Mak feels the Jiang’s School instills the spirit of “enriching the food of the poor” into Cantonese cuisine, crafting a sense of luxury out of ordinary ingredients, making them match up to a prestigious dining setting.

“Stir-fried hog maw is a good example. Hog maw isn’t expensive, but the cooking technique has to be on-point. Other than Chinese olive kernel, the pairing ingredients like pickled mustard green are quite cheap as well. It is the breath of the wok created by stir-frying that makes a ‘rich poor dish’ possible,” she said.

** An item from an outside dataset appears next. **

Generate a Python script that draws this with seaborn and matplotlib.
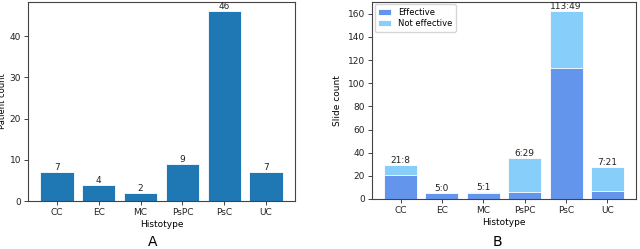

“When Jiang’s family was haunted by the financial crisis, they couldn’t afford luxurious produce. But to make a simple leafy green soup, they still made the effort to remove the tough part of the stalk. Without premium stock in hand, they prepared a substitute stock with meat to add some umami. The choice of vegetable depends on the season. In my opinion, many cooks nowadays don’t understand how to use everyday ingredients to create a delicate dish. This is the element most worth promoting in the Jiangs’ family cooking,” Mak said.

By the same token, Kong’s recipes place a premium on elevating the produce, regardless of its market value. The journey of spreading this philosophy will continue onto another generation, now with Mak leading the charge.